Former San Francisco Supervisor Ed Jew was sentenced today in state court to additional jail time for perjury for lying on election documents about residing in San Francisco.
San Francisco Superior Court Judge Kay Tsenin sentenced Jew, who pleaded guilty in November to one count of perjury for lying about his place of residence on documents he filed while running for supervisor in 2006, to three years' probation and one year in county jail, plus about $2,000 in fines.
Earlier this month, Jew was sentenced in federal court to five years and four months in federal prison for extortion.
The 49-year-old owner of a Chinatown flower shop was elected to the Board of Supervisors in November 2006 to represent the city's Sunset District and took office the following month.
"I deeply regret the decision I made," Jew told Tsenin today. "I never should have made that declaration."
Jew had asserted that he had lived in San Francisco all his life, but admitted he had in fact been living in Burlingame at the time.
"This was a very serious crime," Assistant District Attorney Evan Ackiron said.
"Mr.
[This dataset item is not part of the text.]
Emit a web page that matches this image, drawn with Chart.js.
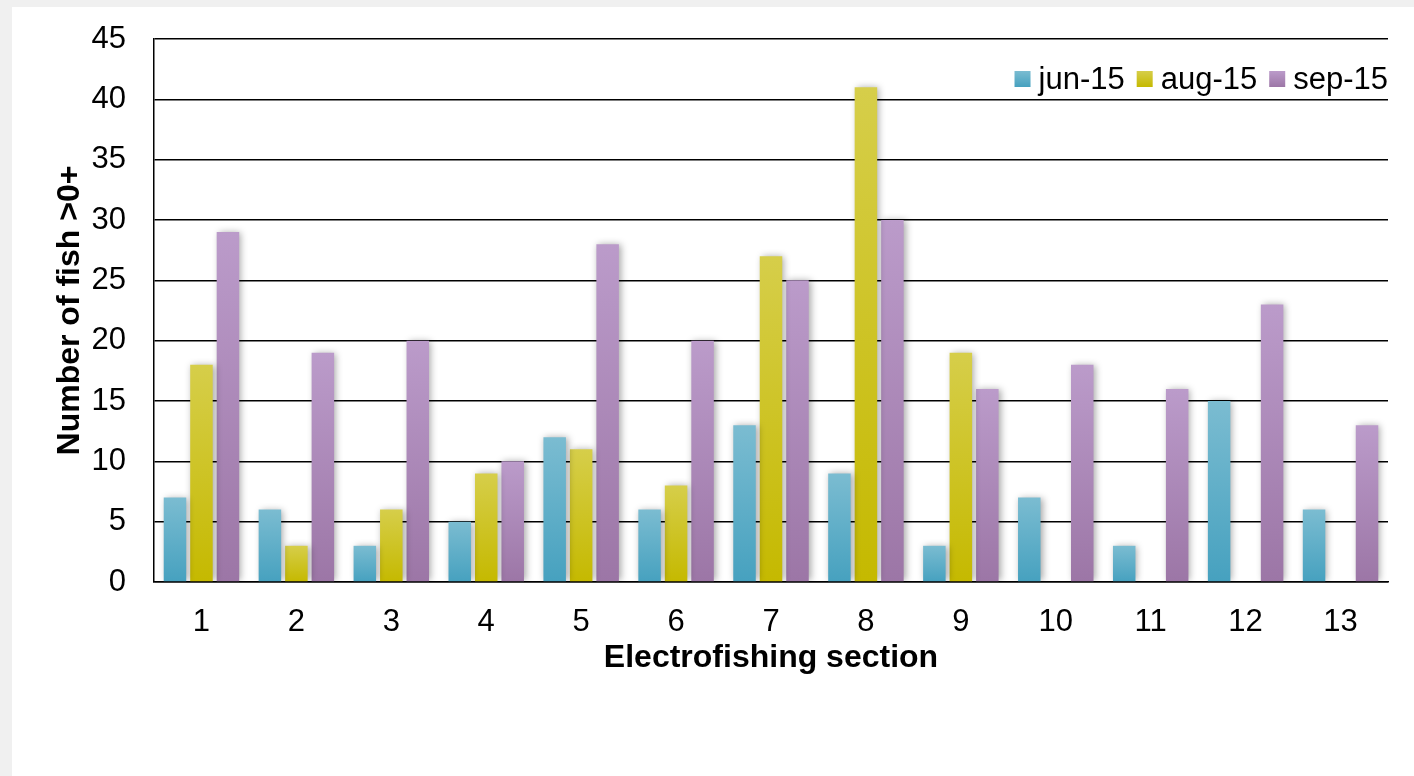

Jew lived in Burlingame since 1997 and he lied about that information on his election form," Ackiron said.
In addition to perjury, prosecutors had initially charged counts of election code violations, voter fraud and providing false documents, but those charges were dismissed as part of the plea deal.
In his run for District 4 supervisor, Jew stated that he lived at 2450 28th Ave. in San Francisco. However, prosecutors alleged that his house in Burlingame was his main residence.
Ackiron told Tsenin today that Jew had repeatedly lied about the San Francisco residence, as investigators uncovered evidence that no garbage was being collected there, and there was no water service.
When evidence revealed the home had no electrical service, Jew finally admitted he wasn't living there, Ackiron said.
"This was not an early admission of guilt," Ackiron told Tsenin. "This was a hard-fought, pitched battle" that led to the plea agreement, he said.
Though the charges in the case were for alleged crimes dating back to 2003, evidence presented at Jew's preliminary hearing showed criminal conduct "all the way back to 2001" Ackiron said.
"I consider him a good man who made a lot of mistakes," Jew's attorney Stuart Hanlon said.
Jew told reporters outside the hearing, "San Francisco is my home."
He pleaded guilty in October to federal charges of extortion, mail fraud and bribery, admitting to seeking $80,000 from the owners of Quickly tapioca drink shops in exchange for a promise to help them obtain city permits.
He was sentenced in federal court on April 3 to 64 months in prison.
The county jail term will be served following Jew's federal prison term, scheduled to begin July 1.
Hanlon said that with credit for good behavior, Jew will serve about 85 percent of the federal prison time, and will likely then be assigned to a community service program and would only have to serve three to four months of the county jail sentence.